Now, alone in the trench, he missed his companion. He dozed and dreamt, a terrible dream of being buried alive, while that disembodied German voice from earlier in the day sounded in his ears. An officer came by and hissed at him to stay awake. ‘Oh, how I knew it,’ he said, recalling the moment years later. ‘As I write these words, I can feel the battle between my willpower and nature all over again.’ His willpower won, and he moved along his section’s foxholes with a quiet word of encouragement to all his men.

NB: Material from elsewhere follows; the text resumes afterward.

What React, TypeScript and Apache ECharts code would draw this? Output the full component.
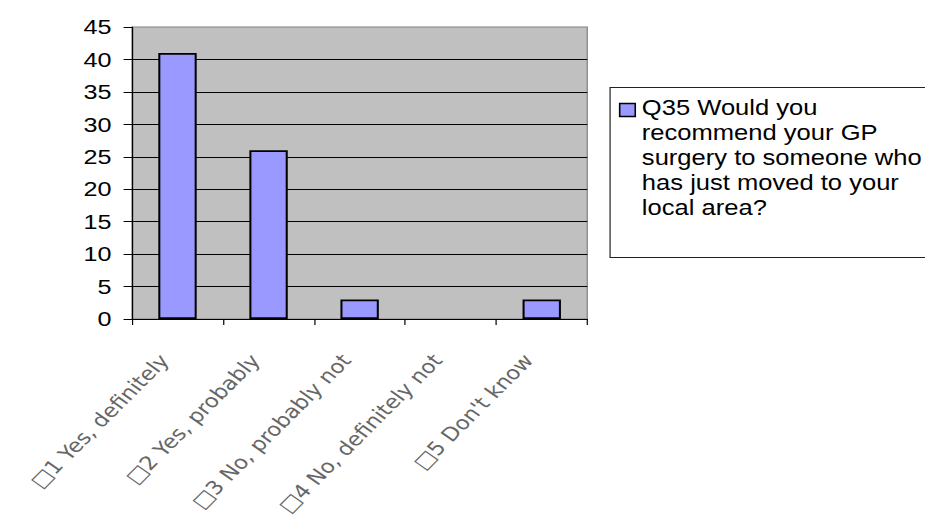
import React, { useEffect, useRef } from 'react';
import * as echarts from 'echarts';

const categories = [
  '\u25A11 Yes, definitely',
  '\u25A12 Yes, probably',
  '\u25A13 No, probably not',
  '\u25A14 No, definitely not',
  "\u25A15 Don't know",
];
const values = [41, 26, 3, 0, 3];
const yMin = 0;
const yMax = 45;
const yInterval = 5;
const seriesName =
  'Q35 Would you recommend your GP surgery to someone who has just moved to your local area?';
const legendLines = [
  'Q35 Would you',
  'recommend your GP',
  'surgery to someone who',
  'has just moved to your',
  'local area?',
];

const CHART_W = 771;
const CHART_H = 527;
const SX = 925 / CHART_W;
const FONT = '"Liberation Sans", Arial, sans-serif';

export default function App() {
  const ref = useRef<HTMLDivElement>(null);
  useEffect(() => {
    document.body.style.margin = '0';
    document.body.style.overflow = 'hidden';
    const chart = echarts.init(ref.current!, null, { renderer: 'svg' });
    chart.setOption({
      animation: false,
      backgroundColor: '#ffffff',
      grid: {
        left: 110,
        top: 27,
        width: 379.5,
        height: 292,
        show: true,
        backgroundColor: '#C0C0C0',
        borderColor: '#808080',
        borderWidth: 1,
        containLabel: false,
      },
      xAxis: {
        type: 'category',
        data: categories,
        axisLine: { show: true, lineStyle: { color: '#000', width: 1 } },
        axisTick: { show: true, length: 6, interval: 0, lineStyle: { color: '#000' } },
        axisLabel: {
          interval: 0,
          rotate: 50,
          margin: 25,
          padding: [0, 17, 0, 0],
          fontSize: 19,
          fontFamily: '"DejaVu Sans", sans-serif',
          color: '#666',
        },
        splitLine: { show: false },
      },
      yAxis: {
        type: 'value',
        min: yMin,
        max: yMax,
        interval: yInterval,
        axisLine: { show: true, lineStyle: { color: '#000', width: 1 } },
        axisTick: { show: true, length: 7, lineStyle: { color: '#000' } },
        axisLabel: { margin: 17, fontSize: 21, fontFamily: FONT, color: '#000' },
        splitLine: { show: true, showMaxLine: false, lineStyle: { color: '#000', width: 1 } },
      },
      series: [
        {
          name: seriesName,
          type: 'bar',
          data: values.map((v) =>
            v === 0 ? { value: v, itemStyle: { borderWidth: 0 } } : v
          ),
          barWidth: 32,
          itemStyle: { color: '#9999FF', borderColor: '#000', borderWidth: 1.7 },
        },
      ],
      graphic: [
        {
          type: 'rect',
          shape: { x: 508.5, y: 87.5, width: 300, height: 170 },
          style: { fill: '#ffffff', stroke: '#222', lineWidth: 1 },
        },
        {
          type: 'rect',
          shape: { x: 516.5, y: 103.5, width: 13, height: 13 },
          style: { fill: '#9999FF', stroke: '#000', lineWidth: 1.3 },
        },
        {
          type: 'text',
          x: 535,
          y: 95,
          style: {
            text: legendLines.join('\n'),
            fontSize: 21.3,
            fontFamily: FONT,
            lineHeight: 25,
            fill: '#000',
            verticalAlign: 'top',
          },
        },
      ],
    });
    return () => chart.dispose();
  }, []);
  return (
    <div
      ref={ref}
      style={{
        width: CHART_W,
        height: CHART_H,
        transform: `scaleX(${SX})`,
        transformOrigin: '0 0',
      }}
    />
  );
}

The company gathered in the dark for its tactical withdrawal. ‘A quiet roll call was made. One of my men was missing. I fumbled my way in the dark to find him still in his foxhole. I had to force him out of it. He was all for staying there and taking his chance when daylight came.’ The man was Jewish and a refugee from Germany, and was showing e
xtraordinary courage just by being there with the Allied forces. Kent knew of a number of men with the same background and had enormous respect for them. Although they had Anglicized their names as a precaution in case of capture, some had faltering English and heavy accents that would have soon given their ethnic identity away. But this one particular man had lost his nerve or his reason because, against everyone else’s better judgement, he was bent on giving himself up. ‘I had no intention of letting him do so and I finally persuaded him he would be better off staying with us. Part of the persuasion was the cold metal of my Colt pressed against his ear and my promise that I personally would see him off before any German could do so. When the withdrawal started I kept him directly in front of me so that he could not slip away in the dark.’

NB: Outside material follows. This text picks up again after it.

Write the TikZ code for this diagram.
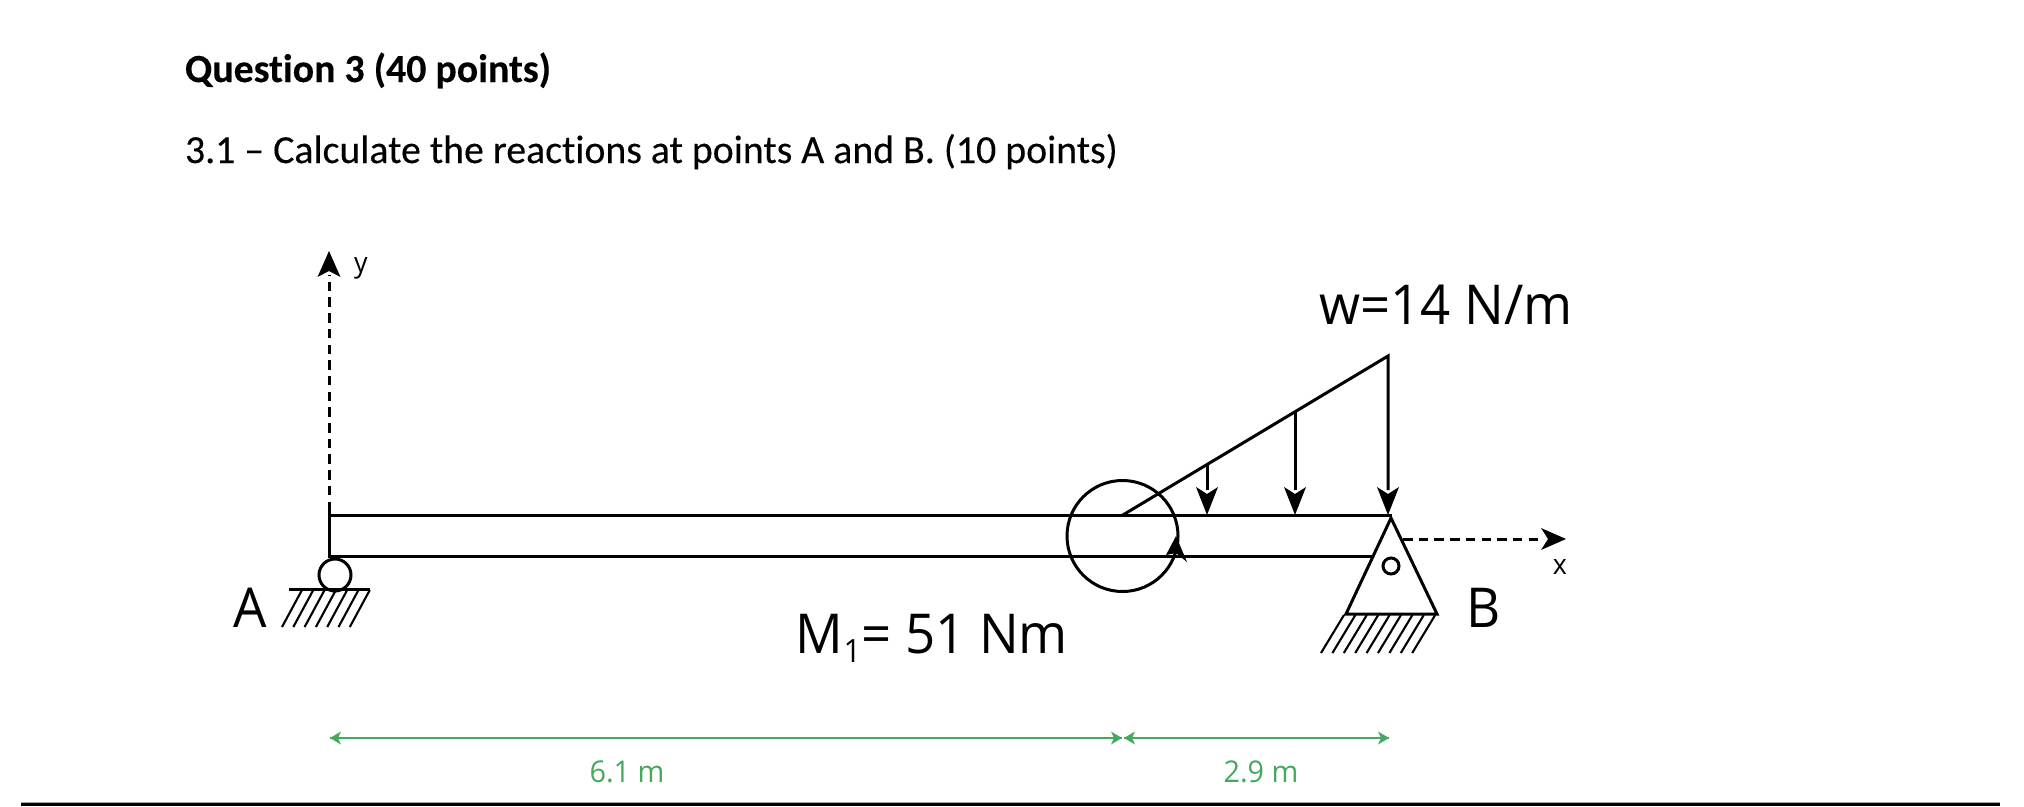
\documentclass[tikz,border=0pt]{standalone}
\usepackage{fontspec}
\setmainfont[Ligatures=NoCommon,FakeBold=0.25]{Carlito}
\newfontfamily\dfont[FakeStretch=0.96]{Open Sans}
\definecolor{dimgreen}{HTML}{45A85F}
\tikzset{
  ln/.style={draw=black,line width=3pt},
  thin ln/.style={draw=black,line width=3pt},
  head/.style={fill=black,draw=none},
  hatchline/.style={draw=black,line width=2.1pt},
  dashline/.style={draw=black,line width=3pt,dash pattern=on 9.5pt off 6.2pt},
  dimline/.style={draw=dimgreen,line width=2pt},
  dimhead/.style={fill=dimgreen,draw=none},
  txt/.style={inner sep=0pt,outer sep=0pt,anchor=base west},
  ctxt/.style={inner sep=0pt,outer sep=0pt,anchor=base},
  big/.style={ctxt,font=\dfont\fontsize{55}{60}\selectfont},
  small/.style={ctxt,font=\dfont\fontsize{28}{36}\selectfont},
  dimtxt/.style={ctxt,text=dimgreen,font=\dfont\fontsize{30}{36}\selectfont},
}
\begin{document}
\begin{tikzpicture}[x=1pt,y=-1pt]
\useasboundingbox (0,0) rectangle (2024,806);
% headings
\node[txt,font=\bfseries\fontsize{39.8}{44}\selectfont] (q3) at (185,82) {Question 3 (40 points)};
\node[txt,font=\fontsize{39.8}{44}\selectfont] (q31) at (185,163) {3.1 – Calculate the reactions at points A and B. (10 points)};
% key points
\coordinate (tl) at (329,515.5);
\coordinate (tr) at (1392,515.5);
\coordinate (bl) at (329,556);
\coordinate (br) at (1375,556);
\coordinate (ld0) at (1122,515.5);
\coordinate (ld1) at (1388,356);
\coordinate (apex) at (1391,518);
\coordinate (tril) at (1346,614);
\coordinate (trir) at (1437,614);
% beam
\draw[ln] (329,511) -- (bl) -- (br);
\draw[ln] (tl) -- (tr);
% distributed load
\draw[ln,line join=miter] (ld0) -- (ld1) -- (1388,490);
\draw[thin ln] (1295,411) -- (1295,490);
\draw[thin ln] (1207,464) -- (1207,490);
\foreach \px in {1207,1295,1388}{
  \fill[head] (\px,515) -- (\px-11,487) -- (\px,494) -- (\px+11,487) -- cycle;
}
% moment
\draw[ln] (1122.5,536) circle[radius=55.5];
\fill[head] (1176,536) -- (1166,555) -- (1176,553) -- (1187,562) -- cycle;
% support B
\draw[ln,fill=white,line join=miter] (apex) -- (trir) -- (tril) -- cycle;
\draw[ln,fill=white] (1391,566) circle[radius=8];
\foreach \i in {0,...,8}{
  \draw[hatchline] (1344+11.4*\i,615) -- (1321+11.4*\i,653);
}
% x axis
\draw[dashline] (1403,539) -- (1543,539);
\fill[head] (1566,539) -- (1541,528) -- (1548,539) -- (1541,550) -- cycle;
\node[small] (xl) at (1560,574) {x};
% y axis and support A
\draw[dashline] (329,511) -- (329,275);
\fill[head] (329,251) -- (317.5,277) -- (329,271) -- (340.5,277) -- cycle;
\node[small] (yl) at (361,272) {y};
\draw[ln] (335,575) circle[radius=16];
\draw[ln] (289,589) -- (370,589);
\foreach \i in {0,...,6}{
  \draw[hatchline] (302+11.3*\i,590) -- (282+11.3*\i,627);
}
% labels
\node[big] (la) at (250,627) {A};
\node[big] (lb) at (1484,627) {B};
\node[big] (lw) at (1446,324) {w=14 N/m};
\node[big] (lm) at (932,653) {M\raisebox{-9pt}{\fontsize{32}{32}\selectfont 1}= 51 Nm};
% dimensions
\coordinate (d0) at (330,738);
\coordinate (d1) at (1122,738);
\coordinate (d2) at (1124,738);
\coordinate (d3) at (1389,738);
\draw[dimline] (d0) -- (d1);
\draw[dimline] (d2) -- (d3);
\fill[dimhead] (330,738) -- (341,731.5) -- (338,738) -- (341,744.5) -- cycle;
\fill[dimhead] (1122,738) -- (1111,731.5) -- (1114,738) -- (1111,744.5) -- cycle;
\fill[dimhead] (1124,738) -- (1135,731.5) -- (1132,738) -- (1135,744.5) -- cycle;
\fill[dimhead] (1389,738) -- (1378,731.5) -- (1381,738) -- (1378,744.5) -- cycle;
\node[dimtxt] (d61) at (627,782) {6.1 m};
\node[dimtxt] (d29) at (1261,782) {2.9 m};
% bottom rule
\fill[black!35] (21,802) rectangle (2000,803);
\fill[black] (21,803) rectangle (2000,806);
\end{tikzpicture}
\end{document}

That night march, as Kent called it, was more of a nightmare. They shuffled along in the pitch black over rough and unfamiliar ground, constantly in danger of losing touch with the man in front and wandering off course. It was a nerve-wracking hour of stopping and starting before they made it into the grounds of the Hartenstein and settled down to rest. ‘We lay in section lines among the leaves,’ Kent recalled, ‘which had already fallen from the trees. It seemed to me that autumn came early that year. I eased off my pack, lay my Sten close to hand, ready for use, and put my head down for a nap. As I did so I felt something soft and yielding beside me but thought no more of it. As dawn broke, we roused ourselves and I discovered I had spent the night alongside a dead German soldier. He was barely covered with a few inches of earth and leaves, and it was his hand, sticking out from his resting place, that I had touched. He cannot have been long dead, for there was hardly any of the stench of putrefaction which was to become so familiar to me in the days to come.’